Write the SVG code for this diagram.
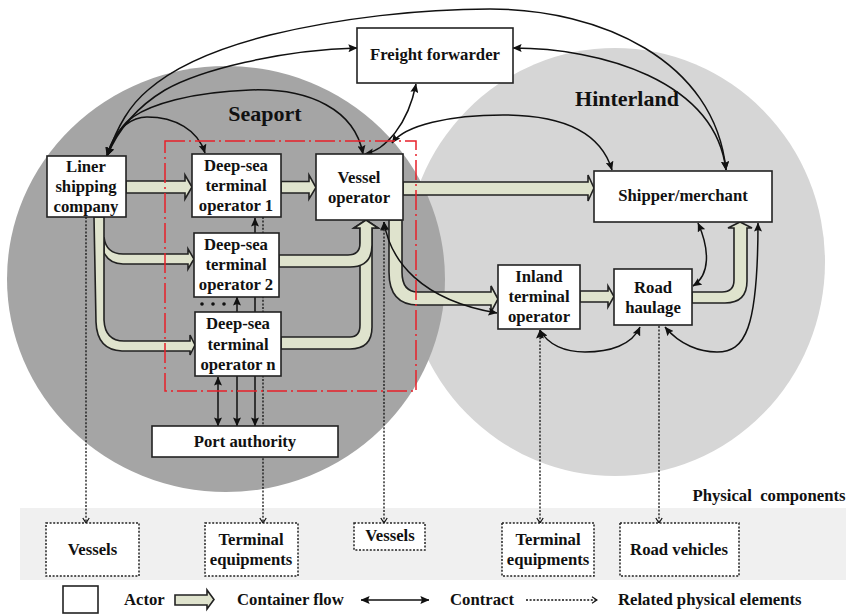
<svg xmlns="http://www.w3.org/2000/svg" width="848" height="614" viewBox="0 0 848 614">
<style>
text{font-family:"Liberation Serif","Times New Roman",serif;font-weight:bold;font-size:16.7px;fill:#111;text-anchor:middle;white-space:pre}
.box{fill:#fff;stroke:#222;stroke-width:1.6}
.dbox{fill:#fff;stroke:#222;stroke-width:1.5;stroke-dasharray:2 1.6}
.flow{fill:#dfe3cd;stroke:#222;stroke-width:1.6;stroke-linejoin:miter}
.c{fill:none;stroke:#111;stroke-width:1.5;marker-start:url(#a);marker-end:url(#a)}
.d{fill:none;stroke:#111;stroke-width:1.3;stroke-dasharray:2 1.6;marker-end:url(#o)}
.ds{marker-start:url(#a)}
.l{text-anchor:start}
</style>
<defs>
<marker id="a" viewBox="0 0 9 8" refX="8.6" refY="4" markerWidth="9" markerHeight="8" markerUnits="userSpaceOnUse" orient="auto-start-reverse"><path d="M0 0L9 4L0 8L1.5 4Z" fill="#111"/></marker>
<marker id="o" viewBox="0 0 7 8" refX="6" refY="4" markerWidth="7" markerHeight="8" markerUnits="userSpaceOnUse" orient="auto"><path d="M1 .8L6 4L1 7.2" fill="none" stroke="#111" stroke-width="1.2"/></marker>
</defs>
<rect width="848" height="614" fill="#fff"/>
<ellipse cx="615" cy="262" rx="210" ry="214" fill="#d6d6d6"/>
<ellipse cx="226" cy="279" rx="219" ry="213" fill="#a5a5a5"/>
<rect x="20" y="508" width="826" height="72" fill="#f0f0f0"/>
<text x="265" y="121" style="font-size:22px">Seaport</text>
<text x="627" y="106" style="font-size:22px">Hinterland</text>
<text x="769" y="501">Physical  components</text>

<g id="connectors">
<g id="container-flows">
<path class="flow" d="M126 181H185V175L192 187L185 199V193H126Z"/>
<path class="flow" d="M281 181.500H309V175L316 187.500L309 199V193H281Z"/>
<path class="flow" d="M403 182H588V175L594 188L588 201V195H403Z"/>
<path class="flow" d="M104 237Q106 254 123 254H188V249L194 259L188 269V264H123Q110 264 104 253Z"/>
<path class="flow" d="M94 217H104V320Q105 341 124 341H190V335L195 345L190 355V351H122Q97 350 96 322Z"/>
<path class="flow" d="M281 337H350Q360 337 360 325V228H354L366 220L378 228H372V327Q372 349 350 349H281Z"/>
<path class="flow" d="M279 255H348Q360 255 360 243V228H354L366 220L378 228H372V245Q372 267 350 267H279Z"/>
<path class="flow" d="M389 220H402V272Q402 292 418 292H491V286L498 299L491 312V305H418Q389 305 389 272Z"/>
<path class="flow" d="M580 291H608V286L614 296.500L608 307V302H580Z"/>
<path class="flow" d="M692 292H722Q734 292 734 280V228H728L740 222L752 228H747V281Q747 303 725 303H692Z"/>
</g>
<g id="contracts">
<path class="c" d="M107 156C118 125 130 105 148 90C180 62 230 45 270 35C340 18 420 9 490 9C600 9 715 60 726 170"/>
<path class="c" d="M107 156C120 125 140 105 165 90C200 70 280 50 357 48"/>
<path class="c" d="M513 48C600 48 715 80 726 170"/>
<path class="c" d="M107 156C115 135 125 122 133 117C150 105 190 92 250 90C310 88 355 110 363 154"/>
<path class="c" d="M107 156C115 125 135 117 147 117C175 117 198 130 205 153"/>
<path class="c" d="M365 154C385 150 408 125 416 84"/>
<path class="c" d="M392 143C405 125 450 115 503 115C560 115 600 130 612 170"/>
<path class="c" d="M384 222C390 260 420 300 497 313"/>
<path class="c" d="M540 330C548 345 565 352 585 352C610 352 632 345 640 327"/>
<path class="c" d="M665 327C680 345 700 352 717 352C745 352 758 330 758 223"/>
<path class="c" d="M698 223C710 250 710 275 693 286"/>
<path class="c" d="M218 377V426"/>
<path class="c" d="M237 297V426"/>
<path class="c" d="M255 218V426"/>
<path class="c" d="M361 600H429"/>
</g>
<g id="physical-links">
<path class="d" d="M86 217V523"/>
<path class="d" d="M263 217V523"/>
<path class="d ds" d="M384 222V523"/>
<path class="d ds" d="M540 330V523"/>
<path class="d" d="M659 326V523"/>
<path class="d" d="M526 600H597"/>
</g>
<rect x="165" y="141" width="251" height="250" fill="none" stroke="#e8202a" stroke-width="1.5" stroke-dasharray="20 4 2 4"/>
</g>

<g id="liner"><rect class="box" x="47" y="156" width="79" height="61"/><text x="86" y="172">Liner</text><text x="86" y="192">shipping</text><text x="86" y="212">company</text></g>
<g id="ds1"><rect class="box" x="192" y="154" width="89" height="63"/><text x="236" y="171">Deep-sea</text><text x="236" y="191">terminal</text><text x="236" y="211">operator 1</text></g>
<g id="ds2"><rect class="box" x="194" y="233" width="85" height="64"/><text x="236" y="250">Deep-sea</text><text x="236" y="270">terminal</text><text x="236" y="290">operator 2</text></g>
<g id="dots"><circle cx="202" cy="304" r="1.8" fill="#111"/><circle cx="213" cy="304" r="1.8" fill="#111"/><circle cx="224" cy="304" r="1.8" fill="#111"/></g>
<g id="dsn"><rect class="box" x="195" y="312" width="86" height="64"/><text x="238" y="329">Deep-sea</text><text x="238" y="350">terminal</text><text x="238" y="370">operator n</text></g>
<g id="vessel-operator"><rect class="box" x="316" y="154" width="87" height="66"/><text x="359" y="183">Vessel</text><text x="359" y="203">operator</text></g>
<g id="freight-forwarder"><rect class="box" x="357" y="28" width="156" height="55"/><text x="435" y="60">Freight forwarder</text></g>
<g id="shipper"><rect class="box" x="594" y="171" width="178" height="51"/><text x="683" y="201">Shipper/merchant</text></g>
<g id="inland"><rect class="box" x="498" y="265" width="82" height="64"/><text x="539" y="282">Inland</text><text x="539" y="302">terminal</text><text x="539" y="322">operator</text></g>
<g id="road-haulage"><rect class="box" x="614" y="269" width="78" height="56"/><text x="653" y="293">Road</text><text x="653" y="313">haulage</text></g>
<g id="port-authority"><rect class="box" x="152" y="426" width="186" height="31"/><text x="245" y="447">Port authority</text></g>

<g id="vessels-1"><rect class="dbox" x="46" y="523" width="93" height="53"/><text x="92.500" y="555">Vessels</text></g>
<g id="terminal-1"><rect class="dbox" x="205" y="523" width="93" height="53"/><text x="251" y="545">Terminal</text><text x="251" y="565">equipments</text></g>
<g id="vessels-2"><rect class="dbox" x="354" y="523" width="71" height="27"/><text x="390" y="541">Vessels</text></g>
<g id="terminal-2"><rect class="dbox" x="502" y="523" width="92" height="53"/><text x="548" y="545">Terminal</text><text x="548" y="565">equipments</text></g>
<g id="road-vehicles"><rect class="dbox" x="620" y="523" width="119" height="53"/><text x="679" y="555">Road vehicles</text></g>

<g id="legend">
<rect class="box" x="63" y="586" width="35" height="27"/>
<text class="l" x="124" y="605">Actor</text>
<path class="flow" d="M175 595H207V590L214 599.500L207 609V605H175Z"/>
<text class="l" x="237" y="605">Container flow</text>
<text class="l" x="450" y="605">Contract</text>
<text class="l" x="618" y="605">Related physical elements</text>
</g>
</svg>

####################

Restate the full listing verbatim and drop every picture.

Write the SVG code for this diagram.
<svg xmlns="http://www.w3.org/2000/svg" width="848" height="614" viewBox="0 0 848 614">
<style>
text{font-family:"Liberation Serif","Times New Roman",serif;font-weight:bold;font-size:16.7px;fill:#111;text-anchor:middle;white-space:pre}
.box{fill:#fff;stroke:#222;stroke-width:1.6}
.dbox{fill:#fff;stroke:#222;stroke-width:1.5;stroke-dasharray:2 1.6}
.flow{fill:#dfe3cd;stroke:#222;stroke-width:1.6;stroke-linejoin:miter}
.c{fill:none;stroke:#111;stroke-width:1.5;marker-start:url(#a);marker-end:url(#a)}
.d{fill:none;stroke:#111;stroke-width:1.3;stroke-dasharray:2 1.6;marker-end:url(#o)}
.ds{marker-start:url(#a)}
.l{text-anchor:start}
</style>
<defs>
<marker id="a" viewBox="0 0 9 8" refX="8.6" refY="4" markerWidth="9" markerHeight="8" markerUnits="userSpaceOnUse" orient="auto-start-reverse"><path d="M0 0L9 4L0 8L1.5 4Z" fill="#111"/></marker>
<marker id="o" viewBox="0 0 7 8" refX="6" refY="4" markerWidth="7" markerHeight="8" markerUnits="userSpaceOnUse" orient="auto"><path d="M1 .8L6 4L1 7.2" fill="none" stroke="#111" stroke-width="1.2"/></marker>
</defs>
<rect width="848" height="614" fill="#fff"/>
<ellipse cx="615" cy="262" rx="210" ry="214" fill="#d6d6d6"/>
<ellipse cx="226" cy="279" rx="219" ry="213" fill="#a5a5a5"/>
<rect x="20" y="508" width="826" height="72" fill="#f0f0f0"/>
<text x="265" y="121" style="font-size:22px">Seaport</text>
<text x="627" y="106" style="font-size:22px">Hinterland</text>
<text x="769" y="501">Physical  components</text>

<g id="connectors">
<g id="container-flows">
<path class="flow" d="M126 181H185V175L192 187L185 199V193H126Z"/>
<path class="flow" d="M281 181.500H309V175L316 187.500L309 199V193H281Z"/>
<path class="flow" d="M403 182H588V175L594 188L588 201V195H403Z"/>
<path class="flow" d="M104 237Q106 254 123 254H188V249L194 259L188 269V264H123Q110 264 104 253Z"/>
<path class="flow" d="M94 217H104V320Q105 341 124 341H190V335L195 345L190 355V351H122Q97 350 96 322Z"/>
<path class="flow" d="M281 337H350Q360 337 360 325V228H354L366 220L378 228H372V327Q372 349 350 349H281Z"/>
<path class="flow" d="M279 255H348Q360 255 360 243V228H354L366 220L378 228H372V245Q372 267 350 267H279Z"/>
<path class="flow" d="M389 220H402V272Q402 292 418 292H491V286L498 299L491 312V305H418Q389 305 389 272Z"/>
<path class="flow" d="M580 291H608V286L614 296.500L608 307V302H580Z"/>
<path class="flow" d="M692 292H722Q734 292 734 280V228H728L740 222L752 228H747V281Q747 303 725 303H692Z"/>
</g>
<g id="contracts">
<path class="c" d="M107 156C118 125 130 105 148 90C180 62 230 45 270 35C340 18 420 9 490 9C600 9 715 60 726 170"/>
<path class="c" d="M107 156C120 125 140 105 165 90C200 70 280 50 357 48"/>
<path class="c" d="M513 48C600 48 715 80 726 170"/>
<path class="c" d="M107 156C115 135 125 122 133 117C150 105 190 92 250 90C310 88 355 110 363 154"/>
<path class="c" d="M107 156C115 125 135 117 147 117C175 117 198 130 205 153"/>
<path class="c" d="M365 154C385 150 408 125 416 84"/>
<path class="c" d="M392 143C405 125 450 115 503 115C560 115 600 130 612 170"/>
<path class="c" d="M384 222C390 260 420 300 497 313"/>
<path class="c" d="M540 330C548 345 565 352 585 352C610 352 632 345 640 327"/>
<path class="c" d="M665 327C680 345 700 352 717 352C745 352 758 330 758 223"/>
<path class="c" d="M698 223C710 250 710 275 693 286"/>
<path class="c" d="M218 377V426"/>
<path class="c" d="M237 297V426"/>
<path class="c" d="M255 218V426"/>
<path class="c" d="M361 600H429"/>
</g>
<g id="physical-links">
<path class="d" d="M86 217V523"/>
<path class="d" d="M263 217V523"/>
<path class="d ds" d="M384 222V523"/>
<path class="d ds" d="M540 330V523"/>
<path class="d" d="M659 326V523"/>
<path class="d" d="M526 600H597"/>
</g>
<rect x="165" y="141" width="251" height="250" fill="none" stroke="#e8202a" stroke-width="1.5" stroke-dasharray="20 4 2 4"/>
</g>

<g id="liner"><rect class="box" x="47" y="156" width="79" height="61"/><text x="86" y="172">Liner</text><text x="86" y="192">shipping</text><text x="86" y="212">company</text></g>
<g id="ds1"><rect class="box" x="192" y="154" width="89" height="63"/><text x="236" y="171">Deep-sea</text><text x="236" y="191">terminal</text><text x="236" y="211">operator 1</text></g>
<g id="ds2"><rect class="box" x="194" y="233" width="85" height="64"/><text x="236" y="250">Deep-sea</text><text x="236" y="270">terminal</text><text x="236" y="290">operator 2</text></g>
<g id="dots"><circle cx="202" cy="304" r="1.8" fill="#111"/><circle cx="213" cy="304" r="1.8" fill="#111"/><circle cx="224" cy="304" r="1.8" fill="#111"/></g>
<g id="dsn"><rect class="box" x="195" y="312" width="86" height="64"/><text x="238" y="329">Deep-sea</text><text x="238" y="350">terminal</text><text x="238" y="370">operator n</text></g>
<g id="vessel-operator"><rect class="box" x="316" y="154" width="87" height="66"/><text x="359" y="183">Vessel</text><text x="359" y="203">operator</text></g>
<g id="freight-forwarder"><rect class="box" x="357" y="28" width="156" height="55"/><text x="435" y="60">Freight forwarder</text></g>
<g id="shipper"><rect class="box" x="594" y="171" width="178" height="51"/><text x="683" y="201">Shipper/merchant</text></g>
<g id="inland"><rect class="box" x="498" y="265" width="82" height="64"/><text x="539" y="282">Inland</text><text x="539" y="302">terminal</text><text x="539" y="322">operator</text></g>
<g id="road-haulage"><rect class="box" x="614" y="269" width="78" height="56"/><text x="653" y="293">Road</text><text x="653" y="313">haulage</text></g>
<g id="port-authority"><rect class="box" x="152" y="426" width="186" height="31"/><text x="245" y="447">Port authority</text></g>

<g id="vessels-1"><rect class="dbox" x="46" y="523" width="93" height="53"/><text x="92.500" y="555">Vessels</text></g>
<g id="terminal-1"><rect class="dbox" x="205" y="523" width="93" height="53"/><text x="251" y="545">Terminal</text><text x="251" y="565">equipments</text></g>
<g id="vessels-2"><rect class="dbox" x="354" y="523" width="71" height="27"/><text x="390" y="541">Vessels</text></g>
<g id="terminal-2"><rect class="dbox" x="502" y="523" width="92" height="53"/><text x="548" y="545">Terminal</text><text x="548" y="565">equipments</text></g>
<g id="road-vehicles"><rect class="dbox" x="620" y="523" width="119" height="53"/><text x="679" y="555">Road vehicles</text></g>

<g id="legend">
<rect class="box" x="63" y="586" width="35" height="27"/>
<text class="l" x="124" y="605">Actor</text>
<path class="flow" d="M175 595H207V590L214 599.500L207 609V605H175Z"/>
<text class="l" x="237" y="605">Container flow</text>
<text class="l" x="450" y="605">Contract</text>
<text class="l" x="618" y="605">Related physical elements</text>
</g>
</svg>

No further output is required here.